August 31, 2016

GraphQL: The next generation of API design

Sashko Stubailo

Sashko Stubailo

This post was written as a response to Kin Lane’s post, “GraphQL Seems Like We Do Not Want To Do The Hard Work Of API Design.” Since then, Kin has published a follow-up, “I Am Keeping My Mind Open And Looking Forward To Learning More About GraphQL”

I sometimes hear people talk about how GraphQL is too complicated to be a good replacement for REST. I strongly disagree, and felt it would be useful to present an alternative point of view on the topic.

APIs are a core building block of the Internet as we know it, and the methods by which different services interact enable a lot of the information sharing and gathering we have come to take for granted. It’s important that the technologies with which we build and use APIs are as helpful and simple as possible.

A little background: I have always identified as a frontend developer — a person primarily interested in delivering great products to people and sweating the details of user experience, interactions, and performance. I’ve never written a database or a high-performance messaging system, and other than an academic interest, I’m not particularly knowledgeable about how they work.

I’m a frontend developer. GraphQL makes my life easy.
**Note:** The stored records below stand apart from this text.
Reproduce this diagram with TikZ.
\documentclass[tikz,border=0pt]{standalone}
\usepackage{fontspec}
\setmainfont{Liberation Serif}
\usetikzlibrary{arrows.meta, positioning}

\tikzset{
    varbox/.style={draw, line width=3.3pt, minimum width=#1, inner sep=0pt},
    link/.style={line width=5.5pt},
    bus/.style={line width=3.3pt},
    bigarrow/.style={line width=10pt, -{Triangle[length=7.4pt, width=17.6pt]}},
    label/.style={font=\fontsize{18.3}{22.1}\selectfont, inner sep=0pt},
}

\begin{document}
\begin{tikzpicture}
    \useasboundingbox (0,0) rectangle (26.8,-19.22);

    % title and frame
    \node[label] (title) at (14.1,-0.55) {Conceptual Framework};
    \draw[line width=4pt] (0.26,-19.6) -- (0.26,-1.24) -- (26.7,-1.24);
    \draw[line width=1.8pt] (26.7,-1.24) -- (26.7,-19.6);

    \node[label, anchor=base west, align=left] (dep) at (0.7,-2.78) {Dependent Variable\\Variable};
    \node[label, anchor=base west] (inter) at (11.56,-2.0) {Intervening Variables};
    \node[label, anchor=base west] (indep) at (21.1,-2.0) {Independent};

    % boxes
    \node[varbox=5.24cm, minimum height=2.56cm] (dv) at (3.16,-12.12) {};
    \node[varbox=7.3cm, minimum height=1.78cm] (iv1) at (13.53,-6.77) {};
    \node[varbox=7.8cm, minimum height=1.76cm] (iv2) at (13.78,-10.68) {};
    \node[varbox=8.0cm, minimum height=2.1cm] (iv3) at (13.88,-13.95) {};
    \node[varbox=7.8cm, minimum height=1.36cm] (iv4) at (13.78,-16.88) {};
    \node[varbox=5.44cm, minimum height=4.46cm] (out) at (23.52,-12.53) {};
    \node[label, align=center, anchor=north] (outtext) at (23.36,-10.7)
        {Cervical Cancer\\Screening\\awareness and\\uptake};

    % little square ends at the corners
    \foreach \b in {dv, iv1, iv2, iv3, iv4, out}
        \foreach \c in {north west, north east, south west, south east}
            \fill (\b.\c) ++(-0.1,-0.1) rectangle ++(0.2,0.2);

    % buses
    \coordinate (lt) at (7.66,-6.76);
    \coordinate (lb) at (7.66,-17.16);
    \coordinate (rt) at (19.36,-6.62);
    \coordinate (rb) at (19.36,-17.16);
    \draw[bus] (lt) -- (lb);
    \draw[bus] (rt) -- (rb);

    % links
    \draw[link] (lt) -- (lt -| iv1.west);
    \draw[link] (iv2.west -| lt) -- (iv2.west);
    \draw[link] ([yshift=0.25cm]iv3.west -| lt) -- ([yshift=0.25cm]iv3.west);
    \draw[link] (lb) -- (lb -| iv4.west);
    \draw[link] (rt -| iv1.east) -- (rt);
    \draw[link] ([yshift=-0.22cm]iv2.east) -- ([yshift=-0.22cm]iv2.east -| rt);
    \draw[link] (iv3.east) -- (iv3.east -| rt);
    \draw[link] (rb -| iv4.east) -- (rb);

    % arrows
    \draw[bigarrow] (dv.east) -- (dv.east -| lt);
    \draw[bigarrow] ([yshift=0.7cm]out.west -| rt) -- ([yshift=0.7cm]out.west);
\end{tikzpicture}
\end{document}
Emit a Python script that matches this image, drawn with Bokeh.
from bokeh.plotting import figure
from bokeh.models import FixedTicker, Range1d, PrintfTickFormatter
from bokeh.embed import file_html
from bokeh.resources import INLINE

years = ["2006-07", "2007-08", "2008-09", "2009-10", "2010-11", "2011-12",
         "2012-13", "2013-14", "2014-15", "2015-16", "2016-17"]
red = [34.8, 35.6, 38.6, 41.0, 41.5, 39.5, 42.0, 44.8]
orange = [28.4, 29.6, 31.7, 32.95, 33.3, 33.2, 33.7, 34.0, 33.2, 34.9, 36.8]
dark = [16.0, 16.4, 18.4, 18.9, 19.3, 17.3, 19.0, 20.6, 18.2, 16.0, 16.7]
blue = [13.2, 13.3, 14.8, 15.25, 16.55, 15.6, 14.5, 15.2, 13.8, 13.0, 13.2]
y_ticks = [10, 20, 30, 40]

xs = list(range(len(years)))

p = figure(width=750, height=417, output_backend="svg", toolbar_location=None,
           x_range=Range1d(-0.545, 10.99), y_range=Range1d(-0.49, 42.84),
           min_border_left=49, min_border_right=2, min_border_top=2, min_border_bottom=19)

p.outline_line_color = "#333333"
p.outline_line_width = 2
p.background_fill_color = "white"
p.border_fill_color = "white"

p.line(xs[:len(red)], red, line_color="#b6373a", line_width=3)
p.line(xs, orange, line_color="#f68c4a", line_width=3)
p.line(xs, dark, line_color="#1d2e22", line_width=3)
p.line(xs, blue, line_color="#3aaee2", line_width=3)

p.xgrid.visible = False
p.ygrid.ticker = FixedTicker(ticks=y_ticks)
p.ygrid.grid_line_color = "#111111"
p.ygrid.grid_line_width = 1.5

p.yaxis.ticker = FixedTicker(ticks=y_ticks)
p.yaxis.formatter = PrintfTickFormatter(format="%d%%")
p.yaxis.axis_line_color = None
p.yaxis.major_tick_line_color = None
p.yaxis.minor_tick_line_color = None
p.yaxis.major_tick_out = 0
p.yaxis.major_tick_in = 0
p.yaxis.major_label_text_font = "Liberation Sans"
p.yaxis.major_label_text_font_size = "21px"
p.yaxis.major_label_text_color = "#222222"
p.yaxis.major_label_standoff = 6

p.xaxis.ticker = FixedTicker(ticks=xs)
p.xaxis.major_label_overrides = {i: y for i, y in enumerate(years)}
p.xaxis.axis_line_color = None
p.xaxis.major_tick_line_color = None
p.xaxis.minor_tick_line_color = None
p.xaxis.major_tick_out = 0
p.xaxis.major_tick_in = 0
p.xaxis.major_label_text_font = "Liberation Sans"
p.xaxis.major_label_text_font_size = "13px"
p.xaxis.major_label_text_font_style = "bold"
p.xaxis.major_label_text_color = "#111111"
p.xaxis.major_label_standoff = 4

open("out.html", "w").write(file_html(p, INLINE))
This post caught my eye because it seemed like a great way to analyze how people familiar with other kinds of APIs might respond to an initial look at GraphQL, and the misconceptions that might make it seem like an overly complex solution to a simple problem. But, as anyone who has spent a lot of time working with APIs will know, getting the right data to the right place (with any technology) can be anything but simple.
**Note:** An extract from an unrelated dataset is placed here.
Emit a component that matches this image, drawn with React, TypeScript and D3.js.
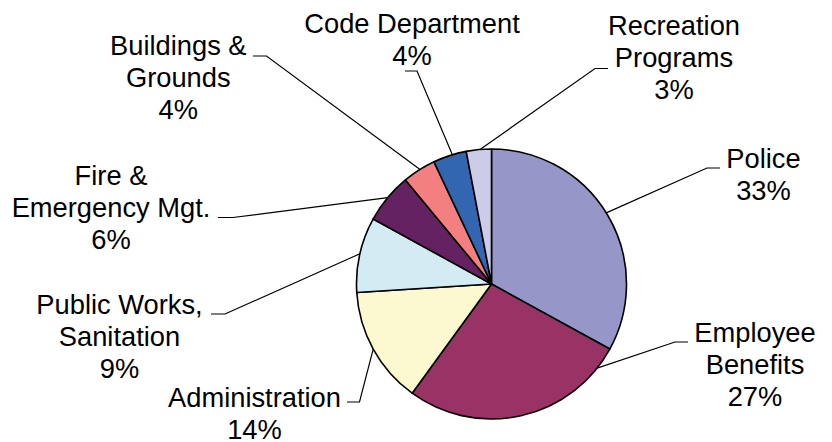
import React, { useEffect, useRef } from 'react';
import * as d3 from 'd3';

// slices clockwise from 12 o'clock
const categories = [
  'Police',
  'Employee Benefits',
  'Administration',
  'Public Works, Sanitation',
  'Fire & Emergency Mgt.',
  'Buildings & Grounds',
  'Code Department',
  'Recreation Programs',
];
const values = [33, 27, 14, 9, 6, 4, 4, 3];
const labelLines = [
  ['Police'],
  ['Employee', 'Benefits'],
  ['Administration'],
  ['Public Works,', 'Sanitation'],
  ['Fire &', 'Emergency Mgt.'],
  ['Buildings &', 'Grounds'],
  ['Code Department'],
  ['Recreation', 'Programs'],
];
const colors = ['#9696C8', '#993366', '#FCF8D0', '#D3ECF3', '#652262', '#F47F80', '#3266B0', '#CCCCE8'];

// label layout: where the leader leaves the slice (fraction of its angle), elbow, tail end, text centre + first baseline
const layout = [
  { frac: 0.49, elbow: [707, 168], tail: 720, lx: 763.5, ly: 167.5 },
  { frac: 0.1, elbow: [675, 342], tail: 688, lx: 755, ly: 341.5 },
  { frac: 0.5, elbow: [359.5, 402], tail: 347, lx: 254.5, ly: 407 },
  { frac: 0.51, elbow: [225, 314], tail: 211, lx: 119.5, ly: 314 },
  { frac: 0.51, elbow: [233, 217.5], tail: 218, lx: 111, ly: 185 },
  { frac: 0.53, elbow: [266.5, 56], tail: 253, lx: 178.3, ly: 55 },
  { frac: 0.58, elbow: [417, 71], tail: 405, lx: 412, ly: 32.5 },
  { frac: 0.55, elbow: [595, 68.5], tail: 608, lx: 674, ly: 35 },
];

const W = 832;
const H = 442;
const cx = 491.5;
const cy = 284;
const R = 135;
const fontSize = 27.3;
const lineGap = 32;

export default function App() {
  const ref = useRef<SVGSVGElement>(null);

  useEffect(() => {
    if (!ref.current) return;
    const svg = d3.select(ref.current);
    svg.selectAll('*').remove();

    const data = values.map((v, i) => ({ name: categories[i], value: v, i }));
    const pie = d3.pie<{ name: string; value: number; i: number }>()
      .sort(null)
      .value(d => d.value)
      .startAngle(0)
      .endAngle(2 * Math.PI);
    const arcs = pie(data);
    const arc = d3.arc<d3.PieArcDatum<{ name: string; value: number; i: number }>>()
      .innerRadius(0)
      .outerRadius(R);

    const g = svg.append('g').attr('transform', `translate(${cx},${cy})`);
    g.selectAll('path.slice')
      .data(arcs)
      .join('path')
      .attr('class', 'slice')
      .attr('d', arc)
      .attr('fill', d => colors[d.data.i])
      .attr('stroke', '#000')
      .attr('stroke-width', 1.6)
      .attr('stroke-linejoin', 'round');

    // leader lines
    arcs.forEach((a, i) => {
      const L = layout[i];
      const ang = a.startAngle + (a.endAngle - a.startAngle) * L.frac;
      const sx = cx + R * Math.sin(ang);
      const sy = cy - R * Math.cos(ang);
      svg.append('path')
        .attr('d', `M${sx},${sy}L${L.elbow[0]},${L.elbow[1]}L${L.tail},${L.elbow[1]}`)
        .attr('fill', 'none')
        .attr('stroke', '#000')
        .attr('stroke-width', 1.2);
    });

    // labels
    arcs.forEach((a, i) => {
      const L = layout[i];
      const lines = [...labelLines[i], `${a.data.value}%`];
      const t = svg.append('text')
        .attr('text-anchor', 'middle')
        .attr('font-family', '"Liberation Sans", Arial, sans-serif')
        .attr('font-size', fontSize)
        .attr('fill', '#000');
      lines.forEach((ln, k) => {
        t.append('tspan').attr('x', L.lx).attr('y', L.ly + k * lineGap).text(ln);
      });
    });
  }, []);

  return (
    <div style={{ position: 'absolute', left: 0, top: 0, width: W, height: H, background: '#fff' }}>
      <svg ref={ref} width={W} height={H} />
    </div>
  );
}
GraphQL is a query language, like SQL?

GraphQL seems like the numerous TEXTAREAS I’ve deployed behind the firewall to allow trusted users to write SQL to get at the database — which is just poking a hole, not very evolutionary at all.

While GraphQL looks like a query language at first, I think its name might be one of the things that gets people off on the wrong foot. GraphQL is not at all like SQL:

  • You don’t connect GraphQL directly to your backend or database. It’s an API layer, just like REST.
  • GraphQL intentionally doesn’t include built-in filtering, sorting, computations, or joins. You carefully design all of those yourself to fit the needs of the API consumer, just like REST.
  • GraphQL can be layered over multiple backends and databases, without the client being aware of where the data is coming from, just like REST.

So GraphQL is a “query language” just like URLs are the “query language” of REST—it’s a contract that describes how to tell the API server what you’re looking for.

GraphQL is too hard?

It seems like you would attract 5 very technical API developers who would love it, but then exclude 5 non-technical users.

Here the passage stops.